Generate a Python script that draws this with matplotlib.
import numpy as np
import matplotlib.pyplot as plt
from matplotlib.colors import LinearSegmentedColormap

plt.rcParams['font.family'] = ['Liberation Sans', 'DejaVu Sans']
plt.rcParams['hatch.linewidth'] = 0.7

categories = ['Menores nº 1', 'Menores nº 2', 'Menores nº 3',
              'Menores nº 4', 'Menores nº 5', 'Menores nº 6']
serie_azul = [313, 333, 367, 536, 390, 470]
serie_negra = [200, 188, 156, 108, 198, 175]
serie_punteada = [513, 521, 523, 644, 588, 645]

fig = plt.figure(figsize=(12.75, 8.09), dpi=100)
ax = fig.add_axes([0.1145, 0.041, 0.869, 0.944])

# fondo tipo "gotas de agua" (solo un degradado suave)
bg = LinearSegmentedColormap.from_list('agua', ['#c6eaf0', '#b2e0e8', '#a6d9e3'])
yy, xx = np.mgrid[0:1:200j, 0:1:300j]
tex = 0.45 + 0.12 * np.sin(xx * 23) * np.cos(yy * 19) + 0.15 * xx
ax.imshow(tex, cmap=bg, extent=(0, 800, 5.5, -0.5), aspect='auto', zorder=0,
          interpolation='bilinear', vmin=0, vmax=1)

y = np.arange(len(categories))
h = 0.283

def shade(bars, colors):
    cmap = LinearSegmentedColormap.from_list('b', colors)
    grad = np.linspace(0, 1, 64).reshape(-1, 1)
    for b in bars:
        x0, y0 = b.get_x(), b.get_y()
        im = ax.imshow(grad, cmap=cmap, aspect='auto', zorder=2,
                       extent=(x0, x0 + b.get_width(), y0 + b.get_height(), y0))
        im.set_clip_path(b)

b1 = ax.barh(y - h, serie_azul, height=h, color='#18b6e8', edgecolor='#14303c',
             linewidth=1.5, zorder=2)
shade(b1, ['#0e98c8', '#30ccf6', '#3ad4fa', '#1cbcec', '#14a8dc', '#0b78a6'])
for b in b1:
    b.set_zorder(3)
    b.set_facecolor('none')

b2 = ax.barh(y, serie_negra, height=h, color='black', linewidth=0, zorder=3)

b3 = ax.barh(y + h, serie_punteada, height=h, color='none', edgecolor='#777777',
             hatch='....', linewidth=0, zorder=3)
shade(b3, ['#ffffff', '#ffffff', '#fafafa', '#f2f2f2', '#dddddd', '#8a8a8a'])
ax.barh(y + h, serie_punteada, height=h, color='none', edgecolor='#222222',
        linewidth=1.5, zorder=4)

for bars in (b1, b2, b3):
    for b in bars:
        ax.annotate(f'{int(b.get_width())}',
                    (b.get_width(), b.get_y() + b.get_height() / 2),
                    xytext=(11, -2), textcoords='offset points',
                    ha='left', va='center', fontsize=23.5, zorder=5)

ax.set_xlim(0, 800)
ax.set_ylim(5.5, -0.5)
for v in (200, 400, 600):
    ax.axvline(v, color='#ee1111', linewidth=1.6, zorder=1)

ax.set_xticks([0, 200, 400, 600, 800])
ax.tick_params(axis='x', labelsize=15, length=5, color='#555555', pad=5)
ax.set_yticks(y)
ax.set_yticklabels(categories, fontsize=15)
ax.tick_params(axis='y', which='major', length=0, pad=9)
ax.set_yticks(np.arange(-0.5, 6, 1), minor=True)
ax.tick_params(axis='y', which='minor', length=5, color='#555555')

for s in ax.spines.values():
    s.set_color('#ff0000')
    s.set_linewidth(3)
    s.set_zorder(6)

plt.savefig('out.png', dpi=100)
+ + +
- _WHAT TO WORK ON_:
Report how many lines include the word "matplotlib". Give nothing but the number.

- _EXERCISE SOLUTION_:
3